The Big Tech giant was already subject to CFPB’s enforcement jurisdiction but has not been subject to its supervisory functions of financial institutions.

The regulator can supervise a range of financial firms to ensure protection with financial protection laws. Its supervision of nonbank entities covers areas like mortgages and payday lending, services to banks and credit unions, and ‘lagger players in particular markets’.

In response, Google has filed a lawsuit against the CFPB, accusing the regulator of government overreach and describing the supervision of its payments operation as ‘burdensome’, as reported by CNN.

The basis for the CFPB’s supervision of Google comes from consumer complaints about the company’ s error resolution and fraud prevention policies.
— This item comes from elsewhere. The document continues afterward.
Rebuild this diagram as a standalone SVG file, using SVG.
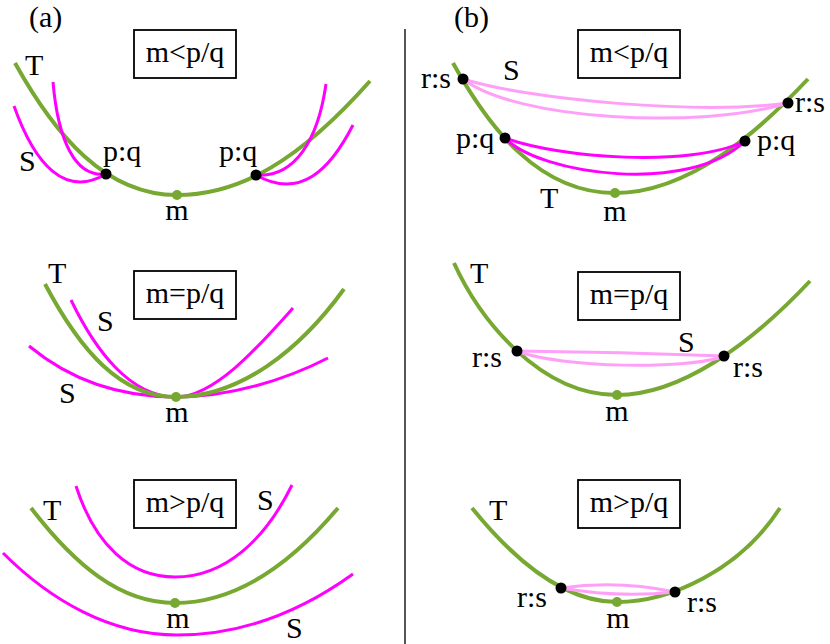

It is important to note that these relate to a peer-to-peer payment product no longer available in the US, and the CFPB has not directly accused Google of any wrongdoing.

“Importantly, the CFPB’s order does not constitute a finding that the entity has engaged in wrongdoing,” the regulator clarified. “The CFPB’s order does not require the CFPB to conduct a supervisory examination.”

Nonetheless, the firm remains committed to countering the CFPB’s supervisory efforts.

Jose Castaneda, a Google spokesperson, said: “This is a clear case of government overreach involving Google Pay peer-to-peer payments, which never raised risks and is no longer provided in the US, and we are challenging it in court.”